Zhu Guoping, un agriculteur de 57 ans de la province du Gansou (Gansu), dans le nord-ouest du pays, a déclaré que son revenu annuel d’environ 20 000 yuans (3 783,98 dollars canadiens, 2576 euros) ne laissait à sa famille que de maigres économies.

Il recevra une pension mensuelle de 160 yuans lorsqu’il aura 60 ans, soit l’équivalent de 30,2 $ canadiens ou 20,6 euros.

« L’argent n’est vraiment pas suffisant », a déclaré M. Zhu. « Peut-être que nos enfants [au pluriel ?] pourront nous apporter un peu de soutien à l’avenir. »

Moins de bébés

Les frais élevés de garde d’enfants et d’éducation dissuadent de nombreux couples chinois d’avoir des enfants, tandis que l’incertitude du marché de l’emploi décourage les femmes d’interrompre leur carrière.

Selon des démographes, la discrimination fondée sur le sexe et les attentes traditionnelles selon lesquelles les femmes assument le rôle de gardienne de la famille exacerbent le problème.

Le président Xi Jinping a déclaré l’année dernière que les femmes devraient raconter « de bonnes histoires de traditions familiales », ajoutant qu’il était nécessaire de « cultiver activement une nouvelle culture du mariage et de la procréation », qu’il a liée au développement national.

Les gouvernements locaux ont annoncé diverses mesures visant à encourager les naissances, notamment des déductions fiscales, des congés de maternité plus longs et des subventions au logement.

Mais nombre de ces politiques n’ont pas été mises en œuvre en raison de l’insuffisance des fonds et du manque de motivation des gouvernements locaux, a déclaré un institut politique de Pékin, qui préconise plutôt la mise en place d’un système unifié de subventions familiales à l’échelle du pays.

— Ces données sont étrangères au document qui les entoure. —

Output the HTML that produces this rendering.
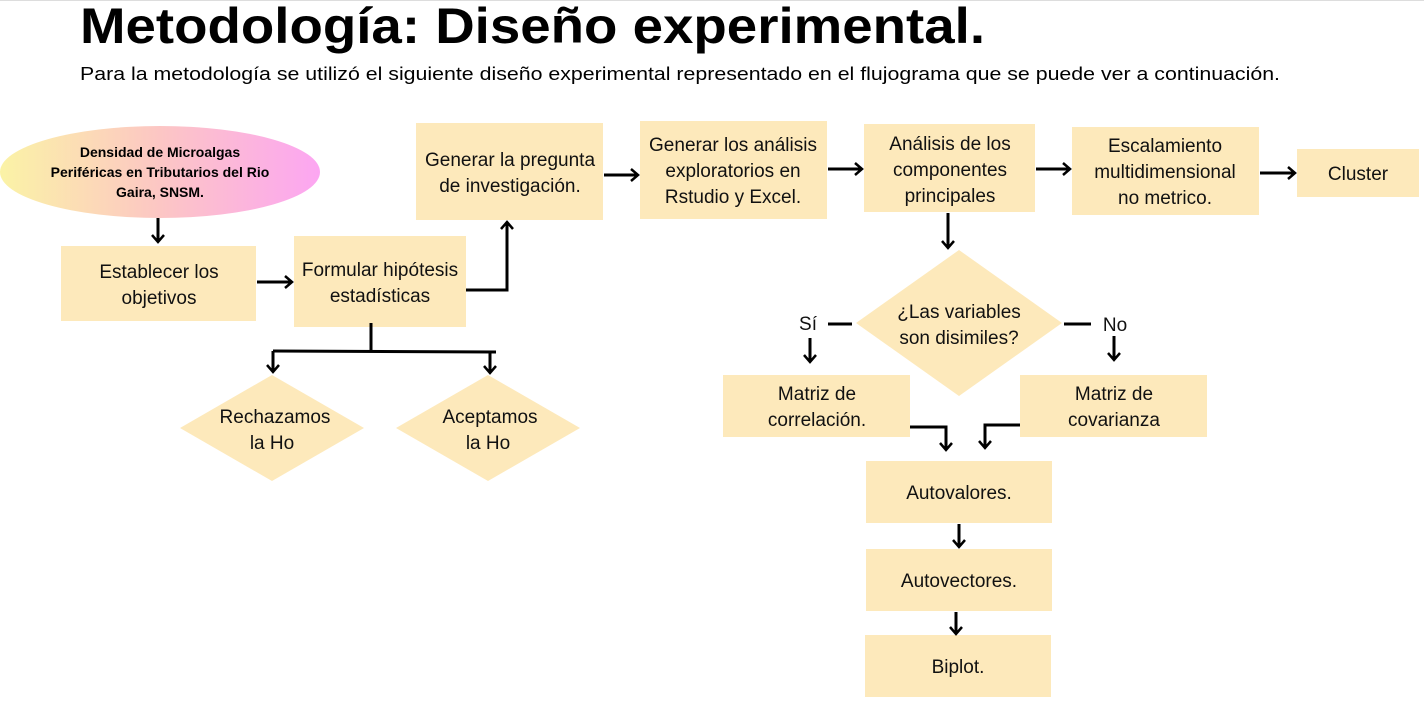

Wang Weidong, 36 ans, qui réside à Pékin et travaille dans une société Internet, a déclaré que sa femme et lui hésitaient à avoir un deuxième enfant.

« Les gens n’auront pas d’enfant à cause de ces incitations. Les incitations sont secondaires, elles ne sont pas à l’origine du problème. Je pense donc qu’il est plus difficile d’inverser cette tendance », a déclaré M. Wang.